# T-Shirt materials.... 50/50 vs 100% cotton. HELP



## Spank_Shirts (Jan 24, 2008)

Hi Guys....


Total Newbie question here. 

Can someone pls recomend a material for Sublimation T-shirt printing. 

Will 100% Cotton T's work? if so is there anything I need to add to the process. 

or would a 50/50 mix work best?

PLS HELP.


----------



## Progeny (Jul 28, 2007)

Hi,

You can't use cotton t-shirts for sublimation, they have to be polyester or have a high polyester content. It only really works well on white as the t-shirt colour affects the colour of the sub ink.

If you use 50/50 you will find the print will be faded or look vintage and won't last as long.

I think you can get sprays to put on clothing before sub printing but i have no experience of these and don't know whether they would be retail quality.

Lee


----------



## celmoso (Jul 15, 2007)

Lee is 100% correct. You can search for previous posts about a polyester spray for subbing cotton shirts, but the majority of the forum had no luck with that.


----------



## devotid (Jan 31, 2008)

i had the same question then i tried some 50/50's and they were faded and not very opaque. def not retail-able for me at all,unless your into that look. does the all poly shirt show better colors? they must be good for what you pay for those things......like double/triple i think.

kevin


----------



## jamieleigh (Feb 1, 2008)

has anyone heard of a high poly hoodie?


----------



## cprvh (Jan 23, 2006)

vapor apparel - your source for blank apparel

Welcome to AmeriTees®


----------



## jamieleigh (Feb 1, 2008)

Thank You!!!


----------



## D.Evo. (Mar 31, 2006)

Definitely the higher polyester content is - the better your printed results, so if you want to get the best out of dye sublimation - polyester t-shirts are the way to go.

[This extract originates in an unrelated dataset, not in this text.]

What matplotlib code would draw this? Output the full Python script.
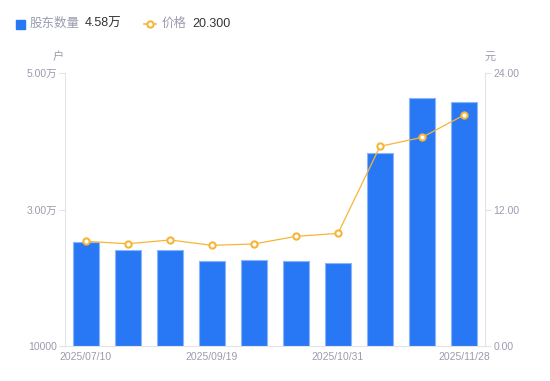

They are more expensive than cotton blanks, but the results you will get are worth it.

Sublimation inks don't bond with natural fabrics - if you are using a blend the ink will only "stick" to poly fibers.
Spray will give you a bit of a hand and if you pull at the sides of the print it will look sort of cracked - until the first wash. After wash it will look faded.
Personally, I wouldn't sell it.


----------



## jamieleigh (Feb 1, 2008)

Im new here too - i have a customer wanting hoodies and the only shirt option I have to me is sublimation what is the feel of these hoodies - are they simular at all to the cotton ones? thanks for any info on this.


----------



## D.Evo. (Mar 31, 2006)

Jamie, I don't know about hoodies from Ameritees, but the Vapor Apparel ones very have similar look and feel to cotton hoodies.


----------



## vkbrown (Aug 5, 2007)

I print the Vapor Apparel hoodies all the time and love them! The color is amazing and to me it feels just like cotton.


----------